Obama’s ‘Shameful’ Policy Toward Middle Eastern Christians Elliott Abrams
http://www.weeklystandard.com/print/blogs/obamas-shameful-policy-toward-middle-eastern-christians_1065479.html
In his press conference in Turkey on Monday, President Obama called “shameful” the proposals to give special treatment to Christian refugees from the Middle East. Here’s some of what he said:
The people who are fleeing Syria are the most harmed by terrorism, they are the most vulnerable as a consequence of civil war and strife. They are parents, they are children, they are orphans. And it is very important — and I was glad to see that this was affirmed again and again by the G20 — that we do not close our hearts to these victims of such violence and somehow start equating the issue of refugees with the issue of terrorism….And the United States has to step up and do its part. And when I hear folks say that, well, maybe we should just admit the Christians but not the Muslims; when I hear political leaders suggesting that there would be a religious test for which a person who’s fleeing from a war-torn country is admitted, when some of those folks themselves come from families who benefitted from protection when they were fleeing political persecution — that’s shameful. That’s not American. That’s not who we are. We don’t have religious tests to our compassion.
This is a standard Obama reaction to criticism: attack the motives of critics and use the most extreme version of their views to undermine their argument. It’s true that some critics have said that the United States should admit only Christians and never Muslims—at least until we have reliable vetting procedures for Muslims.
But in fact, the Obama administration has abandoned Middle Eastern Christians and other minorities during years of violent assaults. The Obama refugee program has simply ignored the plight of such religious minorities, treating them no better than Muslims despite the obvious fact that their own situation is far worse.

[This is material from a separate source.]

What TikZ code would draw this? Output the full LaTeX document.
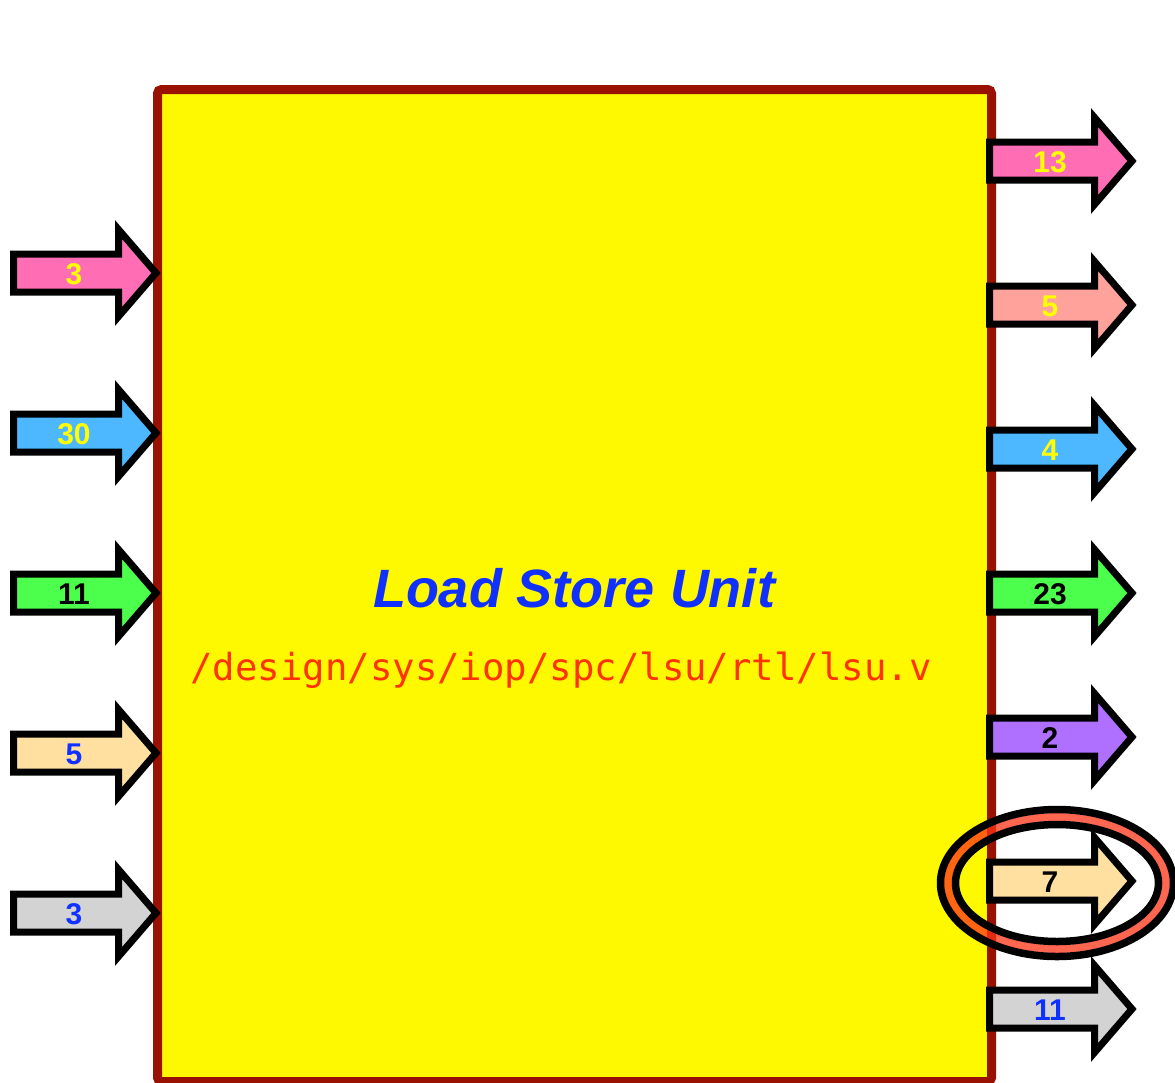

Why is it worse? Because Muslims can find easier and safer refuge in neighboring Muslim-majority countries such as Jordan and Turkey. Because the UN’s refugee camps, run by the high commissioner for refugees, are almost entirely Muslim and Christians do not feel safe in them. Because the U.S. refugee program accepts refugees mostly from those camps, where Christian refugees fear to live. Because there are no efforts to eliminate Muslims in the Middle East, while there are efforts to demonize, penalize, and convert Christians—and (according to the U.S. Holocaust Museum) there are genocidal attacks on the Yezidi minority.
The president’s argument is that distinguishing the cases of Muslim and Christian refugees would be “shameful.” As a question of national security, that is a difficult argument to sustain: in the United States and Western Europe, Christian refugees have not become terrorists and it’s a simple fact that their admission does not present the same security risk. That does not mean no Muslim refugees should be admitted, but it does suggest that an adamant refusal to distinguish among refugees on religious lines is illogical. The 1930s provide a useful comparison: would it have been “shameful” for the United States to provide special help to Jewish refugees, who were the targets of special persecution and genocide? Or was it instead “shameful” to refuse such help?
The Obama argument vilified his critics: “We don’t have religious tests to our compassion,” he said. Really? Has he never heard of the hate crime legislation his administration has comprehensively supported? We distinguish in the United States between acts of violence committed for financial or personal reasons, for example, and those motivated by hate—including “attempts to cause bodily injury to any person, because of the actual or perceived race, color, religion, or national origin.” So we distinguish in American law between some victims and others, even if the damage done to them by the violence is exactly the same. Why? According to the “Matthew Shepard and James Byrd, Jr. Hate Crimes Prevention Act,” because “Such violence disrupts the tranquility and safety of communities and is deeply divisive” and “A prominent characteristic of a violent crime motivated by bias is that it devastates not just the actual victim and the family and friends of the victim, but frequently savages the community sharing the traits that caused the victim to be selected.”
Quite right—and quite right not only in the United States but in Syria and Iraq. Christian and other minority communities are being “savaged” in just that manner by the “violent crime” called mass terrorism by the Islamic State.
So we do have religious tests when we judge the nature and effects of violence in the United States, and it is not “shameful” but decent and sensible to apply similar tests to violence in the Middle East. The fact is that Christian and several other minority communities are faced with special hatred and violence and are trying to flee it—and the Obama administration seems blind to their plight. Indeed the President in his remarks in Turkey is proud of that blindness, and calls any special efforts to rescue Christians “shameful.”
Middle Eastern Christians face special dangers and have a special need for rescue, and they pose no risk to the United States. Surely it would be simple enough to devise tests that verify that people who claim to be Christians are indeed Christians—from asking them questions about their religious upbringing, to the fact that Muslims but not most Middle Eastern Christians are circumcised, to seeking church records and testimony from pastors and priests. What’s shameful is an American refugee policy that ignores the agony of Middle Eastern Christian communities.